In late-January, Thaman announced that apart from the six songs, an additional seventh song is set to be released with a promotional lyric video by the following month.

== Track listing ==

| No. | Title | Lyrics | Singer(s) | Length |
|---|---|---|---|---|
| 1. | "Dum Masala" | Ramajogayya Sastry, Trivikram Srinivas | Sanjith Hegde, Jyoti Nooran | 3:27 |
| 2. | "Oh My Baby" | Ramajogayya Sastry | Shilpa Rao | 2:36 |
| 3. | "Kurchi Madathapetti" | Ramajogayya Sastry | Sri Krishna, Sahiti Chaganti | 3:37 |
| 4. | "Mawaa Enthaina" | Ramajogayya Sastry | Komanduri Ramachari, Sri Krishna, Rahul Sipligunj | 2:32 |
| 5. | "Ramana Aei" | Gongura, Trivikram Srinivas | Gotte Kanakavva | 2:35 |
| 6. | "Amma Song" | Ramajogayya Sastry | Vishal Mishra | 4:03 |
| Total length: |  |  |  | 18:50 |

== Background score ==

The background score was arranged and composed by Thaman S.

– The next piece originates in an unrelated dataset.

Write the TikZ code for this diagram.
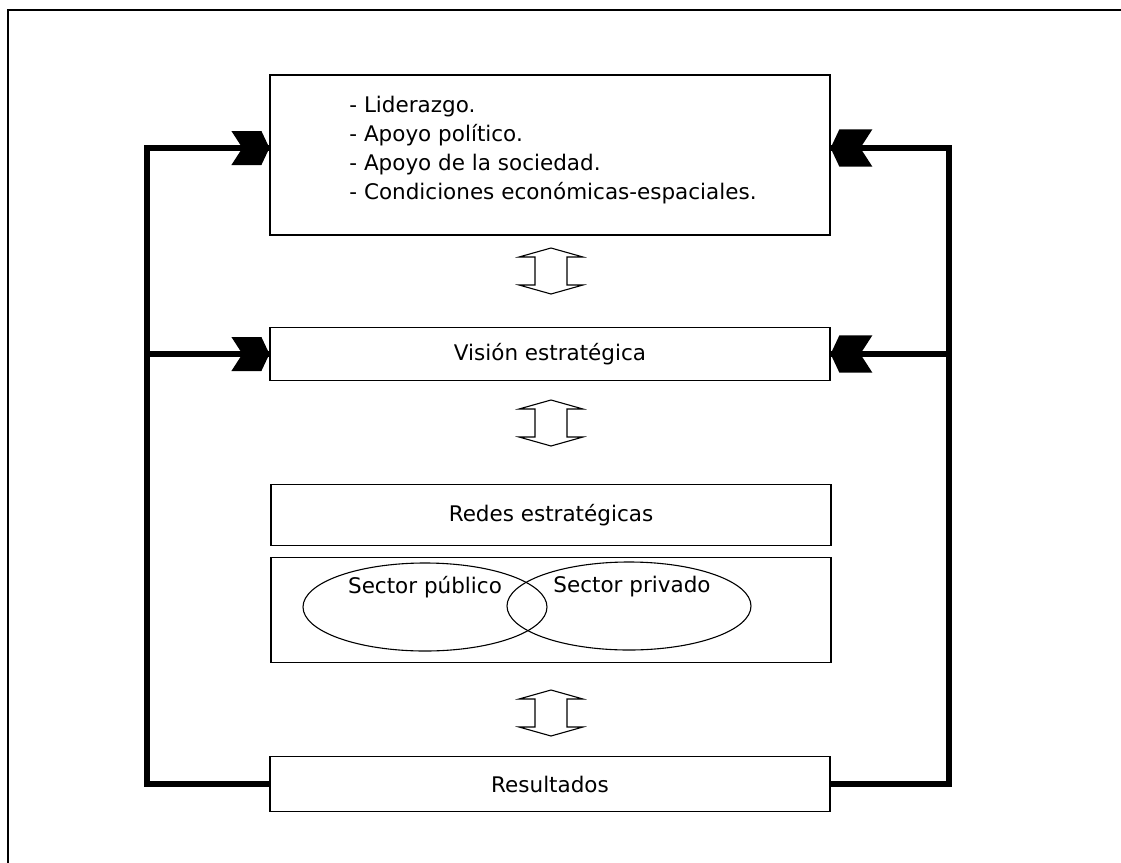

Guntur Kaaram (Original Soundtrack)
| No. | Title | Length |
|---|---|---|
| 1. | "Aarambam" | 1:30 |
| 2. | "The Split" | 2:01 |
| 3. | "Hero Intro" | 3:56 |
| 4. | "The Fox" | 2:42 |
| 5. | "Heroine Intro" | 1:04 |
| 6. | "Home Coming" | 1:28 |
| 7. | "The Shadow" | 1:14 |
| 8. | "Vidwamsam" | 2:39 |
| 9. | "Intermission" | 4:39 |
| 10. | "The Twist" | 9:09 |
| 11. | "The Return" | 7:28 |
| Total length: |  | 37:50 |

== Reception ==
Sangeetha Devi Dundoo of The Hindu wrote "Thaman's score livens up things occasionally." Anandu Suresh of The Indian Express described the songs being a "delight" and the background score, "while powerful, seems somewhat disconnected from the visuals and narrative, particularly in the more intense moments". Paul Nicodemus of The Times of India described that Thaman's music "mirrors the film's inconsistency". Swaroop Kodur of The Federal was more critical of the music as excluding the title track, the music "fails to strike the chord" and felt that Thaman "misses the mark this time around". Film Companion-based critic Ram Venkat Srikar and Firstpost-based Priyanka Sundar criticised the background score being "flat" and "did not even gain min [sic] attention".

== Controversy ==
With speculations regarding the replacement of the film's crew arising during production, Thaman was reported to be ousted from the film with Babu being disappointed with the former's music, after a series of tweets posted on X (formerly Twitter) from the composer. Anirudh Ravichander and Hesham Abdul Wahab were intended to replace him as the composer. However, the production team confirmed that Thaman is still on board for the film.

The song "Oh My Baby" was criticised for its lyrics post release. Ramajogayya Sastry, the song's lyricist, posted a series of tweets replying the trolls online and eventually deactivated his X account as a result of the backlash.